TASK GOAL:
Copy exactly the lines that run from the top of the listing to the line containing "height = 664", both ends included, and omit the pictures.

DATA BLOCK:
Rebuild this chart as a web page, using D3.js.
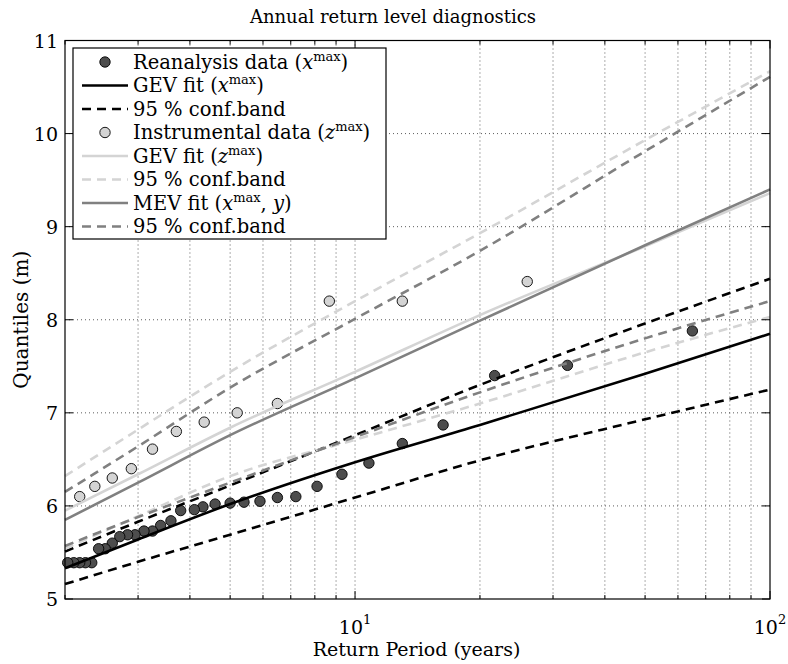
<!DOCTYPE html>
<html>
<head>
<meta charset="utf-8">
<script src="https://cdn.jsdelivr.net/npm/d3@7"></script>
<style>
body { margin: 0; background: #fff; }
</style>
</head>
<body>
<script>
// Эмпирические точки: период повторяемости (лет) и уровень (м)
let reanalysisT = [65, 32.5, 21.7, 16.3, 13, 10.8, 9.3, 8.1, 7.2, 6.5, 5.9, 5.4, 5.0, 4.6, 4.3, 4.1,
                   3.8, 3.6, 3.4, 3.25, 3.1, 2.95, 2.83, 2.71, 2.6, 2.5, 2.41, 2.32, 2.24, 2.17, 2.1, 2.03];
let reanalysisQ = [7.88, 7.51, 7.40, 6.87, 6.67, 6.46, 6.34, 6.21, 6.10, 6.09, 6.05, 6.04, 6.03, 6.02, 5.99, 5.96,
                   5.95, 5.84, 5.79, 5.73, 5.73, 5.69, 5.69, 5.67, 5.60, 5.54, 5.54, 5.39, 5.39, 5.39, 5.39, 5.39];
let instrumentalT = [26, 13, 8.67, 6.5, 5.2, 4.33, 3.71, 3.25, 2.89, 2.6, 2.36, 2.17];
let instrumentalQ = [8.41, 8.20, 8.20, 7.10, 7.00, 6.90, 6.80, 6.61, 6.40, 6.30, 6.21, 6.10];

// Кривые подгонки в узлах fitT
let fitT     = [2, 3, 5, 10, 20, 50, 100];
let gevX     = [5.33, 5.64, 6.02, 6.47, 6.87, 7.42, 7.85];
let gevXLow  = [5.16, 5.40, 5.69, 6.09, 6.49, 6.93, 7.25];
let gevXHigh = [5.51, 5.83, 6.22, 6.76, 7.30, 7.96, 8.44];
let gevZ     = [5.95, 6.34, 6.84, 7.44, 8.05, 8.79, 9.36];
let gevZLow  = [5.54, 5.89, 6.32, 6.71, 7.10, 7.65, 8.03];
let gevZHigh = [6.32, 6.82, 7.44, 8.20, 8.93, 9.93, 10.67];
let mev      = [5.85, 6.25, 6.76, 7.37, 7.99, 8.80, 9.40];
let mevLow   = [5.57, 5.88, 6.25, 6.74, 7.22, 7.80, 8.20];
let mevHigh  = [6.15, 6.64, 7.27, 8.01, 8.74, 9.81, 10.61];

let yTicks = [5, 6, 7, 8, 9, 10, 11];
let xMajor = [10, 100];
let xMinor = [2, 3, 4, 5, 6, 7, 8, 9, 20, 30, 40, 50, 60, 70, 80, 90];

let margin = {top: 40.5, right: 18, bottom: 65, left: 65},
    width = 788 - margin.left - margin.right,
    height = 664 - margin.top - margin.bottom;

let svg = d3.select("body").append("svg")
    .attr("width", 788)
    .attr("height", 664)
    .attr("font-family", "'DejaVu Serif', 'Liberation Serif', 'Times New Roman', serif");
let g = svg.append("g")
    .attr("transform", "translate(" + margin.left + "," + margin.top + ")");

let x = d3.scaleLog().domain([2, 100]).range([0, width]);
let y = d3.scaleLinear().domain([5, 11]).range([height, 0]);

const DARK = "#4d4d4d", LIGHT = "#d4d4d4", MID = "#808080";

// Сетка
let grid = g.append("g").attr("stroke", "#333").attr("stroke-width", 0.8)
    .attr("stroke-dasharray", "1,3");
grid.selectAll(".gx").data(xMinor.concat([10]).filter(d => d > 2))
    .join("line")
    .attr("x1", d => x(d)).attr("x2", d => x(d))
    .attr("y1", 0).attr("y2", height);
grid.selectAll(".gy").data(yTicks.filter(d => d > 5 && d < 11))
    .join("line")
    .attr("x1", 0).attr("x2", width)
    .attr("y1", d => y(d)).attr("y2", d => y(d));

// Линии
let line = d3.line()
    .x(d => x(d[0]))
    .y(d => y(d[1]))
    .curve(d3.curveMonotoneX);

function drawLine(vals, color, dashed) {
    g.append("path")
        .datum(fitT.map((t, i) => [t, vals[i]]))
        .attr("fill", "none")
        .attr("stroke", color)
        .attr("stroke-width", 2.6)
        .attr("stroke-dasharray", dashed ? "9,6" : null)
        .attr("d", line);
}

function drawPoints(ts, qs, fill) {
    g.append("g").selectAll("circle")
        .data(ts.map((t, i) => [t, qs[i]]))
        .join("circle")
        .attr("cx", d => x(d[0]))
        .attr("cy", d => y(d[1]))
        .attr("r", 5.2)
        .attr("fill", fill)
        .attr("stroke", "#000")
        .attr("stroke-width", 0.9);
}

drawPoints(reanalysisT, reanalysisQ, DARK);
drawLine(gevX, "#000", false);
drawLine(gevXLow, "#000", true);
drawLine(gevXHigh, "#000", true);
drawPoints(instrumentalT, instrumentalQ, LIGHT);
drawLine(gevZ, LIGHT, false);
drawLine(gevZLow, LIGHT, true);
drawLine(gevZHigh, LIGHT, true);
drawLine(mev, MID, false);
drawLine(mevLow, MID, true);
drawLine(mevHigh, MID, true);

// Рамка и засечки внутрь
g.append("rect")
    .attr("width", width).attr("height", height)
    .attr("fill", "none").attr("stroke", "#000").attr("stroke-width", 1.2);

let ticks = g.append("g").attr("stroke", "#000").attr("stroke-width", 1);
function xTick(vals, len) {
    ticks.selectAll(null).data(vals).join("line")
        .attr("x1", d => x(d)).attr("x2", d => x(d))
        .attr("y1", height).attr("y2", height - len);
    ticks.selectAll(null).data(vals).join("line")
        .attr("x1", d => x(d)).attr("x2", d => x(d))
        .attr("y1", 0).attr("y2", len);
}
xTick(xMinor, 4);
xTick(xMajor, 8);
ticks.selectAll(null).data(yTicks).join("line")
    .attr("x1", 0).attr("x2", 8)
    .attr("y1", d => y(d)).attr("y2", d => y(d));
ticks.selectAll(null).data(yTicks).join("line")
    .attr("x1", width).attr("x2", width - 8)
    .attr("y1", d => y(d)).attr("y2", d => y(d));

// Подписи засечек
g.append("g").selectAll("text").data(yTicks).join("text")
    .attr("x", -7)
    .attr("y", d => y(d) + 7)
    .attr("text-anchor", "end")
    .style("font-size", "19px")
    .text(d => d);

let xl = g.append("g").selectAll("text").data(xMajor).join("text")
    .attr("x", d => x(d))
    .attr("y", height + 35)
    .attr("text-anchor", "middle")
    .style("font-size", "19px");
xl.append("tspan").text("10");
xl.append("tspan").attr("dy", -10).style("font-size", "13px").text(d => Math.round(Math.log10(d)));

// Заголовок и оси
svg.append("text")
    .attr("x", 393).attr("y", 23)
    .attr("text-anchor", "middle")
    .style("font-size", "18px")
    .text("Annual return level diagnostics");

svg.append("text")
    .attr("x", margin.left + width / 2 - 1).attr("y", 656)
    .attr("text-anchor", "middle")
    .style("font-size", "19px")
    .text("Return Period (years)");

svg.append("text")
    .attr("transform", "translate(28," + (margin.top + height / 2) + ") rotate(-90)")
    .attr("text-anchor", "middle")
    .style("font-size", "20px")
    .text("Quantiles (m)");

// Легенда
let legendItems = [
    {pre: "Reanalysis data (", v: "x", sup: "max", post: ")", kind: "point", color: DARK},
    {pre: "GEV fit (", v: "x", sup: "max", post: ")", kind: "solid", color: "#000"},
    {pre: "95 % conf.band", kind: "dash", color: "#000"},
    {pre: "Instrumental data (", v: "z", sup: "max", post: ")", kind: "point", color: LIGHT},
    {pre: "GEV fit (", v: "z", sup: "max", post: ")", kind: "solid", color: LIGHT},
    {pre: "95 % conf.band", kind: "dash", color: LIGHT},
    {pre: "MEV fit (", v: "x", sup: "max", post: ", ", v2: "y", post2: ")", kind: "solid", color: MID},
    {pre: "95 % conf.band", kind: "dash", color: MID}
];

let lg = svg.append("g").attr("transform", "translate(73,48)");
lg.append("rect")
    .attr("width", 313).attr("height", 191)
    .attr("fill", "#fff").attr("stroke", "#000").attr("stroke-width", 1.2);

let row = lg.selectAll(".row").data(legendItems).join("g")
    .attr("transform", (d, i) => "translate(0," + (14 + i * 23.5) + ")");

row.filter(d => d.kind !== "point").append("line")
    .attr("x1", 9).attr("x2", 55)
    .attr("stroke", d => d.color)
    .attr("stroke-width", 2.6)
    .attr("stroke-dasharray", d => d.kind === "dash" ? "9,6" : null);
row.filter(d => d.kind === "point").append("circle")
    .attr("cx", 32).attr("r", 5.2)
    .attr("fill", d => d.color)
    .attr("stroke", "#000").attr("stroke-width", 0.9);

let lt = row.append("text")
    .attr("x", 60).attr("y", 6.5)
    .style("font-size", "19.5px");
lt.append("tspan").text(d => d.pre);
lt.filter(d => d.v).append("tspan").style("font-style", "italic").text(d => d.v);
lt.filter(d => d.sup).append("tspan").attr("dy", -8).style("font-size", "13px").text(d => d.sup);
lt.filter(d => d.post).append("tspan").attr("dy", 8).text(d => d.post);
lt.filter(d => d.v2).append("tspan").style("font-style", "italic").text(d => d.v2);
lt.filter(d => d.post2).append("tspan").text(d => d.post2);
</script>
</body>
</html>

ANSWER TO THIS EXERCISE:
Rebuild this chart as a web page, using D3.js.
<!DOCTYPE html>
<html>
<head>
<meta charset="utf-8">
<script src="https://cdn.jsdelivr.net/npm/d3@7"></script>
<style>
body { margin: 0; background: #fff; }
</style>
</head>
<body>
<script>
// Эмпирические точки: период повторяемости (лет) и уровень (м)
let reanalysisT = [65, 32.5, 21.7, 16.3, 13, 10.8, 9.3, 8.1, 7.2, 6.5, 5.9, 5.4, 5.0, 4.6, 4.3, 4.1,
                   3.8, 3.6, 3.4, 3.25, 3.1, 2.95, 2.83, 2.71, 2.6, 2.5, 2.41, 2.32, 2.24, 2.17, 2.1, 2.03];
let reanalysisQ = [7.88, 7.51, 7.40, 6.87, 6.67, 6.46, 6.34, 6.21, 6.10, 6.09, 6.05, 6.04, 6.03, 6.02, 5.99, 5.96,
                   5.95, 5.84, 5.79, 5.73, 5.73, 5.69, 5.69, 5.67, 5.60, 5.54, 5.54, 5.39, 5.39, 5.39, 5.39, 5.39];
let instrumentalT = [26, 13, 8.67, 6.5, 5.2, 4.33, 3.71, 3.25, 2.89, 2.6, 2.36, 2.17];
let instrumentalQ = [8.41, 8.20, 8.20, 7.10, 7.00, 6.90, 6.80, 6.61, 6.40, 6.30, 6.21, 6.10];

// Кривые подгонки в узлах fitT
let fitT     = [2, 3, 5, 10, 20, 50, 100];
let gevX     = [5.33, 5.64, 6.02, 6.47, 6.87, 7.42, 7.85];
let gevXLow  = [5.16, 5.40, 5.69, 6.09, 6.49, 6.93, 7.25];
let gevXHigh = [5.51, 5.83, 6.22, 6.76, 7.30, 7.96, 8.44];
let gevZ     = [5.95, 6.34, 6.84, 7.44, 8.05, 8.79, 9.36];
let gevZLow  = [5.54, 5.89, 6.32, 6.71, 7.10, 7.65, 8.03];
let gevZHigh = [6.32, 6.82, 7.44, 8.20, 8.93, 9.93, 10.67];
let mev      = [5.85, 6.25, 6.76, 7.37, 7.99, 8.80, 9.40];
let mevLow   = [5.57, 5.88, 6.25, 6.74, 7.22, 7.80, 8.20];
let mevHigh  = [6.15, 6.64, 7.27, 8.01, 8.74, 9.81, 10.61];

let yTicks = [5, 6, 7, 8, 9, 10, 11];
let xMajor = [10, 100];
let xMinor = [2, 3, 4, 5, 6, 7, 8, 9, 20, 30, 40, 50, 60, 70, 80, 90];

let margin = {top: 40.5, right: 18, bottom: 65, left: 65},
    width = 788 - margin.left - margin.right,
    height = 664 - margin.top - margin.bottom;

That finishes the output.